I went to bed wondering whether any good would come out of my childish approach to the crisis. I was painfully disappointed the next morning. Nothing happened and contrary to this news came Dr.Mishra had been vomiting all night. His wife and children had hurried to the hospital the moment they knew about it. Hurt and panicked, I kept quiet and tried to forget everything.


However, after dinner, I was struck with bewilderment watching tv news on television! The train on which I had to travel to Hyderabad had derailed en route leaving twenty-seven people dead and many more severely injured.

My daughter said, "Thank God Papa! You didn't travel."

My wife joined us. We talked far into the rainy night. I didn't know when I fell asleep. But I was able to recall someone telling me as follows:

"Why are you so worried about another man's wife and children? Mishra will not die. I would like to reward you..!Go to your village next week."


After a week, Dr. Mishra was discharged from the hospital. Presently, he had to have complete bed rest at home, no one knew how long it could be. I reached my village Bhanjapur Sasan. I was profoundly astonished to learn mother was no more taking her back pain injections. When I enquired about it, she said, "Mustafa left for Saudi Arabia. There was no one to administer it. I suffered for some days. All of a sudden, I experienced not even the slightest back pain one morning!
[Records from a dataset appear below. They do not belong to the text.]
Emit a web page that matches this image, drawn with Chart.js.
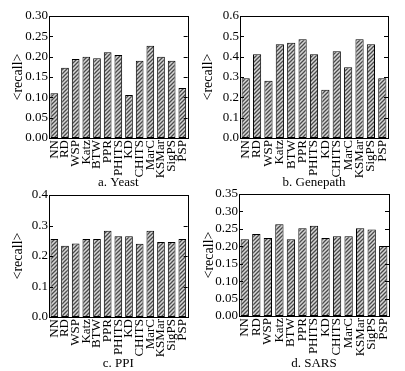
<!DOCTYPE html>
<html>
<head>
<meta charset="utf-8">
<script src="https://cdn.jsdelivr.net/npm/chart.js@4/dist/chart.umd.min.js"></script>
<style>
  body { margin: 0; background: #fff; }
  #wrap { position: relative; width: 405px; height: 371px; overflow: hidden; }
  .panel { position: absolute; }
</style>
</head>
<body>
<div id="wrap">
  <div class="panel" style="left:0;top:0;width:200px;height:190px"><canvas id="cYeast"></canvas></div>
  <div class="panel" style="left:200px;top:0;width:205px;height:190px"><canvas id="cGenepath"></canvas></div>
  <div class="panel" style="left:0;top:182px;width:200px;height:189px"><canvas id="cPPI"></canvas></div>
  <div class="panel" style="left:200px;top:182px;width:205px;height:189px"><canvas id="cSARS"></canvas></div>
</div>
<script>
/*************** Data ****************/
var methods = ['NN', 'RD', 'WSP', 'Katz', 'BTW', 'PPR', 'PHITS', 'KD', 'CHITS', 'MarC', 'KSMar', 'SigPS', 'PSP'];

var yeastRecall    = [0.110, 0.173, 0.194, 0.200, 0.196, 0.211, 0.204, 0.106, 0.190, 0.227, 0.200, 0.190, 0.123];
var genepathRecall = [0.294, 0.412, 0.281, 0.461, 0.468, 0.486, 0.412, 0.237, 0.427, 0.348, 0.486, 0.461, 0.294];
var ppiRecall      = [0.256, 0.234, 0.241, 0.256, 0.256, 0.283, 0.265, 0.265, 0.240, 0.283, 0.246, 0.246, 0.256];
var sarsRecall     = [0.220, 0.235, 0.224, 0.263, 0.220, 0.252, 0.259, 0.224, 0.229, 0.229, 0.252, 0.248, 0.201];

var panelTitles = ['a. Yeast', 'b. Genepath', 'c. PPI', 'd. SARS'];
var yMax  = [0.30, 0.6, 0.4, 0.35];
var yTickCount = [7, 7, 5, 8];
var yDecimals = [2, 1, 1, 2];

/*************** Hatch pattern ****************/
function makeHatch() {
    var c = document.createElement('canvas');
    c.width = 4; c.height = 4;
    var g = c.getContext('2d');
    g.fillStyle = '#d6d6d6';
    g.fillRect(0, 0, 4, 4);
    g.strokeStyle = '#4a4a4a';
    g.lineWidth = 1.3;
    g.beginPath();
    g.moveTo(0, 4); g.lineTo(4, 0);
    g.moveTo(-1, 1); g.lineTo(1, -1);
    g.moveTo(3, 5); g.lineTo(5, 3);
    g.stroke();
    return g.createPattern(c, 'repeat');
}

/*************** Frame with inward ticks ****************/
var framePlugin = {
    id: 'frame',
    afterDraw: function (chart) {
        var ctx = chart.ctx, a = chart.chartArea, y = chart.scales.y;
        ctx.save();
        ctx.strokeStyle = '#000';
        ctx.lineWidth = 1;
        ctx.strokeRect(Math.round(a.left) + 0.5, Math.round(a.top) + 0.5,
            Math.round(a.right - a.left), Math.round(a.bottom - a.top));
        ctx.beginPath();
        y.ticks.forEach(function (t) {
            var py = Math.round(y.getPixelForValue(t.value)) + 0.5;
            ctx.moveTo(a.left, py); ctx.lineTo(a.left + 4, py);
            ctx.moveTo(a.right, py); ctx.lineTo(a.right - 4, py);
        });
        ctx.stroke();
        ctx.restore();
    }
};

/*************** Creating charts ****************/
function createChart(id, values, idx, layout) {
    var dec = yDecimals[idx];
    return new Chart(document.getElementById(id), {
        type: 'bar',
        data: {
            labels: methods,
            datasets: [{
                data: values,
                backgroundColor: makeHatch(),
                borderColor: '#000',
                borderWidth: 1,
                borderSkipped: false,
                barPercentage: 0.72,
                categoryPercentage: 1
            }]
        },
        options: {
            responsive: true,
            maintainAspectRatio: false,
            animation: false,
            layout: { padding: { top: layout.top, right: layout.right, left: 0, bottom: 0 } },
            plugins: { legend: { display: false }, tooltip: { enabled: false } },
            scales: {
                x: {
                    grid: { display: false, drawTicks: false },
                    border: { display: false },
                    ticks: {
                        color: '#000', maxRotation: 90, minRotation: 90, autoSkip: false, padding: 2,
                        font: { family: 'Liberation Serif', size: 13 }
                    },
                    title: {
                        display: true, text: panelTitles[idx], color: '#000',
                        font: { family: 'Liberation Serif', size: 13 }, padding: { top: 0, bottom: 0 }
                    },
                    afterFit: function (s) { s.height = layout.xh; }
                },
                y: {
                    min: 0, max: yMax[idx],
                    grid: { display: false, drawTicks: false },
                    border: { display: false },
                    ticks: {
                        count: yTickCount[idx], autoSkip: false, color: '#000', padding: 1,
                        font: { family: 'Liberation Serif', size: 13 },
                        callback: function (v) { return Number(v).toFixed(dec); }
                    },
                    title: {
                        display: true, text: '<recall>', color: '#000',
                        font: { family: 'Liberation Serif', size: 14 }, padding: { top: layout.tp, bottom: 0 }
                    },
                    afterFit: function (s) { s.width = layout.yw; }
                }
            }
        },
        plugins: [framePlugin]
    });
}

createChart('cYeast', yeastRecall, 0, { top: 16, right: 2, xh: 52, yw: 49, tp: 10 });
createChart('cGenepath', genepathRecall, 1, { top: 16, right: 17, xh: 52, yw: 40, tp: 0 });
createChart('cPPI', ppiRecall, 2, { top: 13, right: 2, xh: 54, yw: 49, tp: 10 });
createChart('cSARS', sarsRecall, 3, { top: 12, right: 16, xh: 55, yw: 39, tp: 1 });
</script>
</body>
</html>
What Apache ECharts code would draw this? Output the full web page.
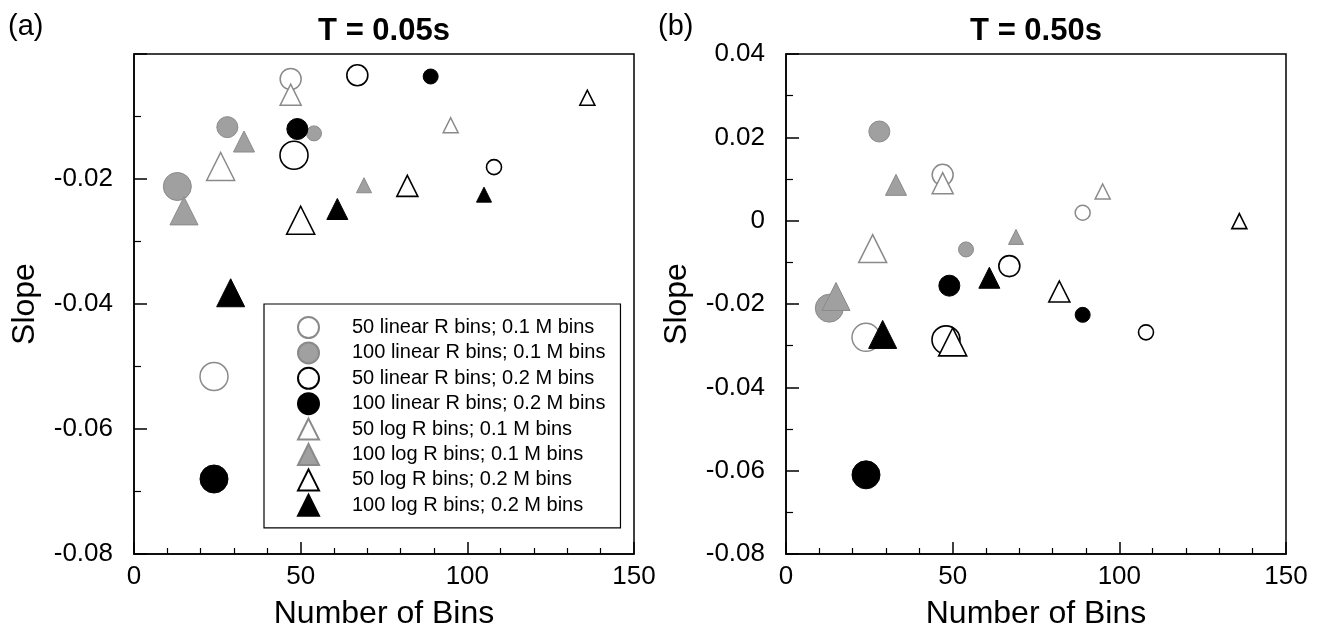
<!DOCTYPE html>
<html>
<head>
<meta charset="utf-8">
<script src="https://cdn.jsdelivr.net/npm/echarts@6/dist/echarts.min.js"></script>
<style>
  html, body { margin: 0; padding: 0; background: #fff; }
  #chart { width: 1320px; height: 635px; }
</style>
</head>
<body>
<div id="chart"></div>
<script>
// ---------------- DATA ----------------
// Legend / series names
const seriesNames = [
  '50 linear R bins; 0.1 M bins',
  '100 linear R bins; 0.1 M bins',
  '50 linear R bins; 0.2 M bins',
  '100 linear R bins; 0.2 M bins',
  '50 log R bins; 0.1 M bins',
  '100 log R bins; 0.1 M bins',
  '50 log R bins; 0.2 M bins',
  '100 log R bins; 0.2 M bins'
];
const panelTitles = ['T = 0.05s', 'T = 0.50s'];
const panelLabels = ['(a)', '(b)'];
const xTicks = [0, 50, 100, 150];
const yTicksLeft = [-0.08, -0.06, -0.04, -0.02, 0];
const yTicksRight = [-0.08, -0.06, -0.04, -0.02, 0, 0.02, 0.04];

// Each series: [number of bins, slope] for three fit groups (large, medium, small marker); null = not visible
// Panel (a): T = 0.05 s
const a_lin50_m01  = [[24, -0.0516], [47, -0.0040], null];
const a_lin100_m01 = [[13, -0.0212], [28, -0.0117], [54, -0.0127]];
const a_lin50_m02  = [[48, -0.0162], [67, -0.0034], [108, -0.0181]];
const a_lin100_m02 = [[24, -0.0680], [49, -0.0120], [89, -0.0036]];
const a_log50_m01  = [[26, -0.0180], [47, -0.0065], [95, -0.0114]];
const a_log100_m01 = [[15, -0.0251], [33, -0.0140], [69, -0.0210]];
const a_log50_m02  = [[50, -0.0266], [82, -0.0211], [136, -0.0070]];
const a_log100_m02 = [[29, -0.0382], [61, -0.0248], [105, -0.0225]];
// Panel (b): T = 0.50 s
const b_lin50_m01  = [[24, -0.0280], [47, 0.0110], [89, 0.0019]];
const b_lin100_m01 = [[13, -0.0210], [28, 0.0214], [54, -0.0069]];
const b_lin50_m02  = [[48, -0.0286], [67, -0.0109], [108, -0.0268]];
const b_lin100_m02 = [[24, -0.0610], [49, -0.0156], [89, -0.0226]];
const b_log50_m01  = [[26, -0.0067], [47, 0.0090], [95, 0.0070]];
const b_log100_m01 = [[15, -0.0182], [33, 0.0086], [69, -0.0039]];
const b_log50_m02  = [[50, -0.0291], [82, -0.0170], [136, -0.0001]];
const b_log100_m02 = [[29, -0.0273], [61, -0.0137], null];

// ---------------- STYLE ----------------
const FONT = "'Liberation Sans', Arial, Helvetica, sans-serif";
const GRAY_FILL = '#a0a0a0';
const GRAY_LINE = '#8a8a8a';
const SIZES = [28, 21, 15];
const seriesStyles = [
  { symbol: 'circle',   color: '#ffffff', borderColor: GRAY_LINE, borderWidth: 1.5 },
  { symbol: 'circle',   color: GRAY_FILL, borderColor: GRAY_LINE, borderWidth: 1 },
  { symbol: 'circle',   color: '#ffffff', borderColor: '#000000', borderWidth: 1.6 },
  { symbol: 'circle',   color: '#000000', borderColor: '#000000', borderWidth: 1 },
  { symbol: 'triangle', color: '#ffffff', borderColor: GRAY_LINE, borderWidth: 1.5 },
  { symbol: 'triangle', color: GRAY_FILL, borderColor: GRAY_LINE, borderWidth: 1 },
  { symbol: 'triangle', color: '#ffffff', borderColor: '#000000', borderWidth: 1.6 },
  { symbol: 'triangle', color: '#000000', borderColor: '#000000', borderWidth: 1 }
];
const panelData = [
  [a_lin50_m01, a_lin100_m01, a_lin50_m02, a_lin100_m02, a_log50_m01, a_log100_m01, a_log50_m02, a_log100_m02],
  [b_lin50_m01, b_lin100_m01, b_lin50_m02, b_lin100_m02, b_log50_m01, b_log100_m01, b_log50_m02, b_log100_m02]
];

const GRID_LEFTS = [134, 786];
const GRID_TOP = 54, GRID_W = 500, GRID_H = 500;

function fmt(v, hideZero) {
  const r = Number(v.toFixed(2));
  if (Math.abs(r) < 1e-9) return hideZero ? '' : '0';
  return String(r);
}

const grids = GRID_LEFTS.map(l => ({
  left: l, top: GRID_TOP, width: GRID_W, height: GRID_H,
  show: true, borderColor: '#000', borderWidth: 1.5, backgroundColor: 'transparent'
}));

const xAxes = [0, 1].map(i => ({
  type: 'value', gridIndex: i,
  min: xTicks[0], max: xTicks[xTicks.length - 1], interval: xTicks[1] - xTicks[0],
  name: 'Number of Bins', nameLocation: 'middle', nameGap: 44,
  nameTextStyle: { fontFamily: FONT, fontSize: 32, color: '#000' },
  axisLine: { show: true, onZero: false, lineStyle: { color: '#000', width: 1.5 } },
  axisTick: { show: true, inside: true, length: 12, lineStyle: { color: '#000', width: 1.5 } },
  minorTick: { show: true, splitNumber: 5, length: 6, lineStyle: { color: '#000', width: 1.2 } },
  axisLabel: { fontFamily: FONT, fontSize: 26, color: '#000', margin: 10 },
  splitLine: { show: false }
}));

const yTickSets = [yTicksLeft, yTicksRight];
const yAxes = [0, 1].map(i => ({
  type: 'value', gridIndex: i,
  min: yTickSets[i][0], max: yTickSets[i][yTickSets[i].length - 1],
  interval: yTickSets[i][1] - yTickSets[i][0],
  name: 'Slope', nameLocation: 'middle', nameGap: 93,
  nameTextStyle: { fontFamily: FONT, fontSize: 32, color: '#000' },
  axisLine: { show: true, onZero: false, lineStyle: { color: '#000', width: 1.5 } },
  axisTick: { show: true, inside: true, length: 13, lineStyle: { color: '#000', width: 1.5 } },
  minorTick: { show: true, splitNumber: 2, length: 7, lineStyle: { color: '#000', width: 1.2 } },
  axisLabel: { fontFamily: FONT, fontSize: 26, color: '#000', margin: 21,
               formatter: v => fmt(v, i === 0) },
  splitLine: { show: false }
}));

const series = [];
panelData.forEach((sets, p) => {
  sets.forEach((pts, s) => {
    const st = seriesStyles[s];
    const data = [];
    pts.forEach((pt, k) => {
      if (pt) data.push({ value: pt, symbolSize: SIZES[k] });
    });
    series.push({
      type: 'scatter', name: seriesNames[s],
      xAxisIndex: p, yAxisIndex: p,
      symbol: st.symbol,
      itemStyle: { color: st.color, borderColor: st.borderColor, borderWidth: st.borderWidth, opacity: 1 },
      emphasis: { disabled: true },
      animation: false,
      data: data
    });
  });
});

const graphics = [];
panelTitles.forEach((t, i) => {
  graphics.push({
    type: 'text', x: GRID_LEFTS[i] + GRID_W / 2, y: 31,
    style: { text: t, align: 'center', verticalAlign: 'middle',
             font: "bold 31px " + FONT, fill: '#000' }
  });
});
panelLabels.forEach((t, i) => {
  graphics.push({
    type: 'text', x: [8, 658][i], y: 27,
    style: { text: t, align: 'left', verticalAlign: 'middle',
             font: "29px " + FONT, fill: '#000' }
  });
});

const chart = echarts.init(document.getElementById('chart'), null, { renderer: 'canvas' });
chart.setOption({
  backgroundColor: '#ffffff',
  animation: false,
  grid: grids,
  xAxis: xAxes,
  yAxis: yAxes,
  legend: {
    data: seriesNames,
    orient: 'vertical',
    left: 264, top: 304,
    padding: [12, 15, 11, 33],
    itemWidth: 21, itemHeight: 21, itemGap: 2.4,
    selectedMode: false,
    borderColor: '#000', borderWidth: 1.2, backgroundColor: '#fff',
    textStyle: { fontFamily: FONT, fontSize: 20, color: '#000', padding: [0, 0, 0, 28] }
  },
  graphic: graphics,
  series: series
});
</script>
</body>
</html>
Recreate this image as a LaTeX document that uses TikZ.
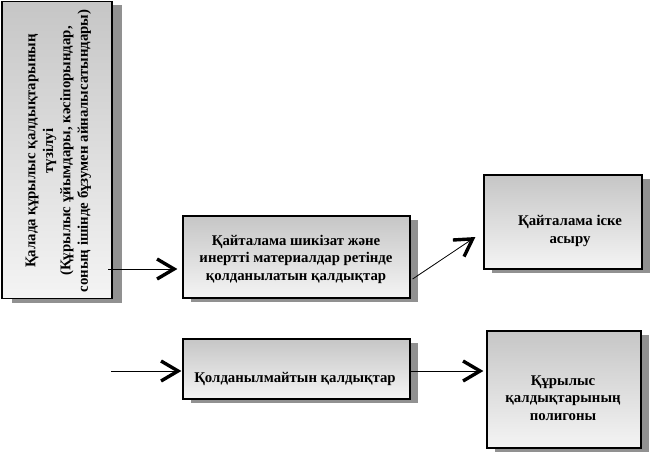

This is nothing short of a miracle!" She was an injection every four or five days.


My father who was skeptical said: "You have been taking numerous pills and potions the injections apart... The sudden cure is the result of those prolonged medications. How much knowledge do you have about things?" 


As usual, mother mocked, "You are a genius!" 


I didn't say anything in protest.


Coming back to the city, I resumed life as I usually did. Later, I wanted to get other favors, but nothing like that ever happened to my satisfaction.